On the way to the office, the outside world seemed oblivious to the importance of the day, which seemed odd to someone who has come from an Army background, the online media was blowing up with its celebration but the world outside did not seem to care much about today, as though it was another day of the year, not of significance. Odd isn’t it? How we seem so happy and busy online yet so empty and hollow in the real world, just like how the roads and the streets looked today, barren of the flags and the noise of a National Day, empty of its spirit in the real world.
The world online has given us immense content to talk about for days on end, but what about the real world? Where is the real world content?
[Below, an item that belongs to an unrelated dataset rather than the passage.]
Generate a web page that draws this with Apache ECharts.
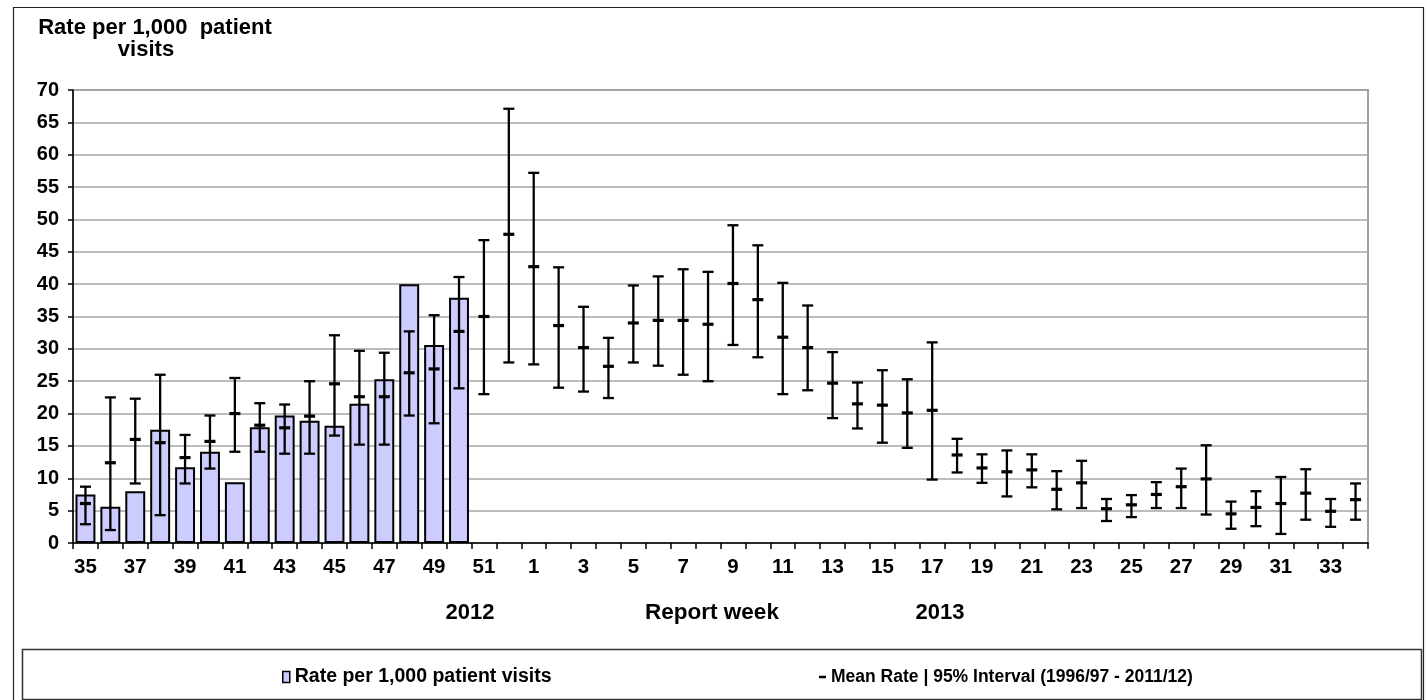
<!DOCTYPE html>
<html>
<head>
<meta charset="utf-8">
<script src="https://cdn.jsdelivr.net/npm/echarts@6/dist/echarts.min.js"></script>
<style>
html,body{margin:0;padding:0;background:#fff;}
#chart{width:1427px;height:700px;}
</style>
</head>
<body>
<div id="chart"></div>
<script>
// Report weeks: 35..52 (2012), 1..34 (2013)
const weeks = ['35','36','37','38','39','40','41','42','43','44','45','46','47','48','49','50','51','52',
  '1','2','3','4','5','6','7','8','9','10','11','12','13','14','15','16','17','18','19','20','21','22','23','24','25','26','27','28','29','30','31','32','33','34'];

// Current-season rate per 1,000 patient visits (weeks 35-50 reported)
const rate = [7.5,5.6,8.0,17.5,11.7,14.1,9.4,17.9,19.7,18.9,18.1,21.5,25.3,40.0,30.6,37.9,
  null,null,null,null,null,null,null,null,null,null,null,null,null,null,null,null,null,null,null,null,
  null,null,null,null,null,null,null,null,null,null,null,null,null,null,null,null];

// Historical mean rate (1996/97 - 2011/12)
const meanRate = [6.1,12.4,16.0,15.5,13.2,15.7,20.0,18.2,17.8,19.6,24.6,22.6,22.6,26.3,26.9,32.7,35.0,47.7,
  42.7,33.6,30.2,27.3,34.0,34.4,34.4,33.8,40.1,37.6,31.8,30.2,24.7,21.5,21.3,20.1,20.5,13.6,11.6,11.0,11.3,
  8.3,9.3,5.3,5.9,7.5,8.7,9.9,4.5,5.5,6.1,7.7,4.9,6.7];

// 95% interval lower bound
const lower95 = [2.9,2.0,9.2,4.3,9.2,11.5,14.1,14.1,13.8,13.8,16.6,15.2,15.2,19.7,18.5,23.9,23.0,27.9,
  27.6,24.0,23.4,22.4,27.9,27.4,26.0,25.0,30.6,28.7,23.0,23.6,19.3,17.7,15.5,14.7,9.8,10.9,9.3,7.2,8.6,
  5.2,5.4,3.4,4.0,5.4,5.4,4.4,2.2,2.6,1.4,3.6,2.5,3.6];

// 95% interval upper bound
const upper95 = [8.7,22.5,22.3,26.0,16.7,19.7,25.5,21.6,21.4,25.0,32.1,29.7,29.4,32.7,35.2,41.1,46.8,67.1,
  57.2,42.6,36.5,31.7,39.8,41.2,42.3,41.9,49.1,46.0,40.2,36.7,29.5,24.8,26.7,25.3,31.0,16.1,13.7,14.3,13.7,
  11.1,12.7,6.8,7.4,9.4,11.5,15.1,6.4,8.0,10.2,11.4,6.8,9.2];

const yTicks = {min: 0, max: 70, interval: 5};

const FONT = "'Liberation Sans', Arial, sans-serif";
const errData = weeks.map((w, i) => [i, lower95[i], meanRate[i], upper95[i]]);

const chart = echarts.init(document.getElementById('chart'), null, {renderer: 'canvas'});

chart.setOption({
  animation: false,
  backgroundColor: '#fff',
  grid: {left: 73, right: 59, top: 90, bottom: 157, show: true, borderColor: '#a0a0a0', borderWidth: 2, backgroundColor: '#fff'},
  xAxis: {
    type: 'category',
    data: weeks,
    boundaryGap: true,
    axisLine: {show: true, lineStyle: {color: '#000', width: 1.5}},
    axisTick: {show: true, interval: 0, length: 6, lineStyle: {color: '#000', width: 1.5}},
    axisLabel: {interval: 1, margin: 14, color: '#000', fontFamily: FONT, fontWeight: 'bold', fontSize: 20.5},
    splitLine: {show: false}
  },
  yAxis: {
    type: 'value',
    min: yTicks.min, max: yTicks.max, interval: yTicks.interval,
    axisLine: {show: true, lineStyle: {color: '#000', width: 1.5}},
    axisTick: {show: true, length: 5, lineStyle: {color: '#000', width: 1.5}},
    axisLabel: {margin: 14, color: '#000', fontFamily: FONT, fontWeight: 'bold', fontSize: 20},
    splitLine: {show: true, lineStyle: {color: '#a6a6a6', width: 1.5}}
  },
  legend: [
    {
      data: [{name: 'Rate per 1,000 patient visits', icon: 'rect'}],
      left: 277, top: 662, itemWidth: 7, itemHeight: 11,
      itemStyle: {borderColor: '#000', borderWidth: 1.5},
      textStyle: {color: '#000', fontFamily: FONT, fontWeight: 'bold', fontSize: 19.5},
      selectedMode: false
    },
    {
      data: [{name: 'Mean Rate | 95% Interval (1996/97 - 2011/12)', icon: 'rect', itemStyle: {color: '#000'}}],
      left: 814, top: 663, itemWidth: 7, itemHeight: 2.5,
      textStyle: {color: '#000', fontFamily: FONT, fontWeight: 'bold', fontSize: 17.5},
      selectedMode: false
    }
  ],
  graphic: [
    {type: 'rect', left: 11, top: 5, shape: {width: 1410, height: 720}, style: {fill: 'none', stroke: '#222', lineWidth: 1.2}, silent: true, z: -10},
    {type: 'rect', left: 20, top: 647, shape: {width: 1399, height: 50}, style: {fill: 'none', stroke: '#333', lineWidth: 1.5}, silent: true},
    {type: 'text', style: {x: 155, y: 28, align: 'center', verticalAlign: 'middle', text: 'Rate per 1,000  patient', fill: '#000', font: 'bold 22px ' + FONT}},
    {type: 'text', style: {x: 146, y: 50, align: 'center', verticalAlign: 'middle', text: 'visits', fill: '#000', font: 'bold 22px ' + FONT}},
    {type: 'text', style: {x: 470, y: 613, align: 'center', verticalAlign: 'middle', text: '2012', fill: '#000', font: 'bold 22px ' + FONT}},
    {type: 'text', style: {x: 712, y: 613, align: 'center', verticalAlign: 'middle', text: 'Report week', fill: '#000', font: 'bold 22.5px ' + FONT}},
    {type: 'text', style: {x: 940, y: 613, align: 'center', verticalAlign: 'middle', text: '2013', fill: '#000', font: 'bold 22px ' + FONT}}
  ],
  series: [
    {
      name: 'Rate per 1,000 patient visits',
      type: 'bar',
      data: rate,
      barWidth: '80%',
      itemStyle: {color: '#ccccff', borderColor: '#000', borderWidth: 2},
      z: 2
    },
    {
      name: 'Mean Rate | 95% Interval (1996/97 - 2011/12)',
      type: 'custom',
      data: errData,
      itemStyle: {color: '#000'},
      encode: {x: 0, y: [1, 2, 3]},
      z: 5,
      renderItem: function (params, api) {
        const idx = api.value(0);
        const x = api.coord([idx, 0])[0];
        const lo = api.coord([idx, api.value(1)])[1];
        const mid = api.coord([idx, api.value(2)])[1];
        const hi = api.coord([idx, api.value(3)])[1];
        const c = 5.5;
        const st = {stroke: '#000', lineWidth: 2.3};
        return {
          type: 'group',
          children: [
            {type: 'line', shape: {x1: x, y1: hi, x2: x, y2: lo}, style: st},
            {type: 'line', shape: {x1: x - c, y1: hi, x2: x + c, y2: hi}, style: st},
            {type: 'line', shape: {x1: x - c, y1: lo, x2: x + c, y2: lo}, style: st},
            {type: 'line', shape: {x1: x - 5.5, y1: mid, x2: x + 5.5, y2: mid}, style: {stroke: '#000', lineWidth: 3.2}}
          ]
        };
      }
    }
  ]
});
</script>
</body>
</html>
What about the loud music that was to be aired on the streets? The kids and the families riding public or private transport covered in green and white out on the roads with smiling faces and what about the little Meela festivals held in different parts of a city, where lights are too blinding on each street? What about the remembrance of the Suhada and the tribute given to their families? None of which I seem to see. Just an online world full of little white lies and a few memories of the ones that are gone. Do the eyes of the ones who watch not weep? Remembering the ones who have left us and the ones they love just for this country.
I remember the time when my father was still serving in the Armed forces, when the morning used to start off with a parade that was prepared for the days event with little children laughing and waving in white and green clothes, where soldiers marched forward with boots that stumped the ground with a sync motion, where the roads were filled with tanks and 2.5 Ton Trucks on which little children dressed in cultural clothes danced, with loud cheers that followed around the Cantt as every person was present outside to witness the event, the morning ended and another event began, unit functions that only allowed adults, so we kids would scramble to our school and prepare for the evening festival, where we sang every national song that our little minds could remember, where we dressed up as our role models and celebrated our victory, where the Suhadas’ were given tribute and their families were given respect. At night the day ended with a little prayer sent out to the ones who lost their lives for the nation and for their families, with a little concert held for the youth to sing their heart out and relive the day for the last time.
I remember my days as though they were yesterday, maybe it’s my mind or just me missing those times, maybe it’s just a little hope I wish to see in every citizen of this nation to rejoice and celebrate the day with remembrance of the ones who lost their lives and those who risk their every day. Let us remember the day as a price our elders paid and the lives our young Suhada put on the line and live a little for them and the ones who didn’t make it at the end of the day.